1. Voir Marie-Félicie Perez, L’OEuvre gravé de Jean-Jacques de Boissieu, 1736-1810, Genève, Éditions du Tricorne, 1994.
2. Parmi les innombrables études de fermes plus ou moins ruinées, on signalera le dessin du musée Tavet à Pontoise, ceux du musée de l’Ermitage à Saint-Pétersbourg ; voir Marie-Félicie Perez-Pivot, Jean-Jacques de Boissieu (1736-1810). Dessins dans les collections publiques, Milan, Silvana Editoriale, 2018, n° 331, p. 142, repr., et n° 372 et 373, p. 157, repr. De nombreuses feuilles sur ce motif sont dans le commerce ou dans des collections privées, voir par exemple n° 164 dans Marie-Félicie Perez, Jean-Jacques de Boissieu (1736-1810), artiste et amateur lyonnais du XVIIIe siècle, thèse de doctorat d’État, université Lyon 2, 1982.

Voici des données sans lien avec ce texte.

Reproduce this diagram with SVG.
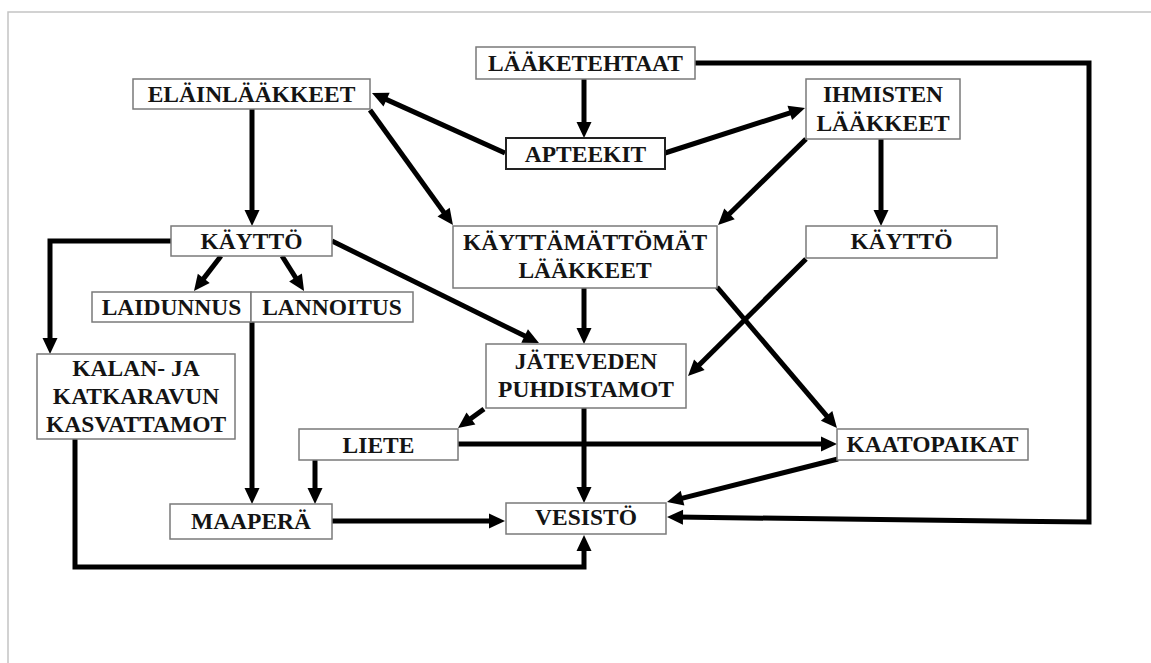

3. On citera par exemple la Feuille d’étude de six personnages du musée de Dresde, ou celles du Hessisches Lands Museum de Darmstadt, Deux feuilles d’étude de personnages, voir Perez-Pivot, 2018, n° 51, p. 74, et n° 48, p. 73, non repr. Il existe une multitude de dessins de ce genre dans les collections privées.
4. Par exemple, deux feuilles du musée des Beaux-Arts de Lyon, Paysage des environs de Lyon, et Paysage des environs de Paris, signées d’un pompeux « De Boissieu fecit » et datées respectivement de 1764 et 1763, voir Perez-Pivot, 2018, op. cit., nos 252 et 253, p. 123, repr.